Now he just thrived to 13-0 with a celestial offense, and he looked contented when saying this: “We’re an okay defensive team, not a great defensive team. We played well enough, got some stops. But the offense was dynamic. That’s what made the difference.” He’s up there behind the postgame microphone slinging jargon for which his younger self might need an interpreter. He’s art-patron marveling at his latest offensive coordinator, Steve Sarkisian, who filled the role for a second time and is now bound for Texas.
Saban still thrives about 47 years after Don James, the Kent State coach who later got one of those shared and goofy national titles at Washington (1991), called in a graduating defensive back with a suggestion.
“You know, I never really wanted to be a coach,” Saban said. “I think I have to give all the credit for Don James, who was my college coach, calling me in one day and saying, ‘I’d like for you to be a GA,’ and I immediately responded that I’m tired of going to school, I don’t really want to go to graduate school, and I don’t want to be a coach, so why would I do something like this?
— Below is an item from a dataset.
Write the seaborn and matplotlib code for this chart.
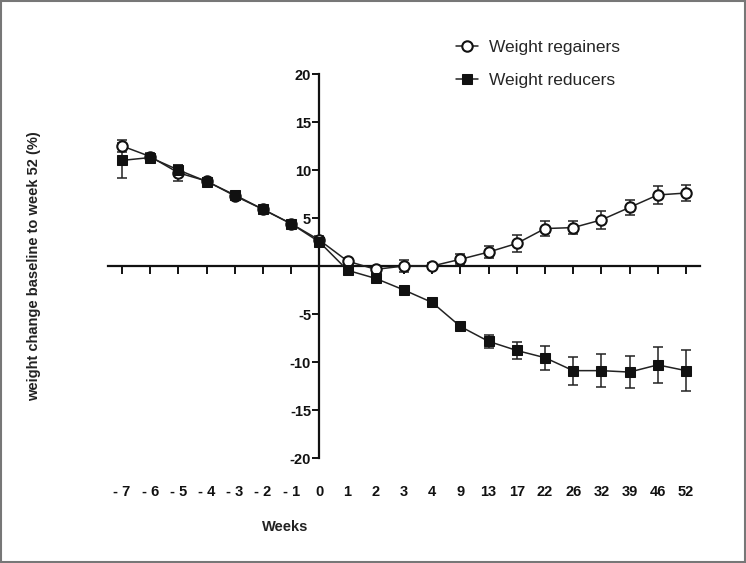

He was pretty convincing that it’s something I should try.
“My wife, Terry, had another year of school, so I really couldn’t go on and do anything else because she wanted to finish and we wanted her to finish, and we had promised our parents that if they let us get married that we’d both graduate from college.”
Then: “When I did it, I just absolutely loved it.”
That was quite some meeting back in Kent.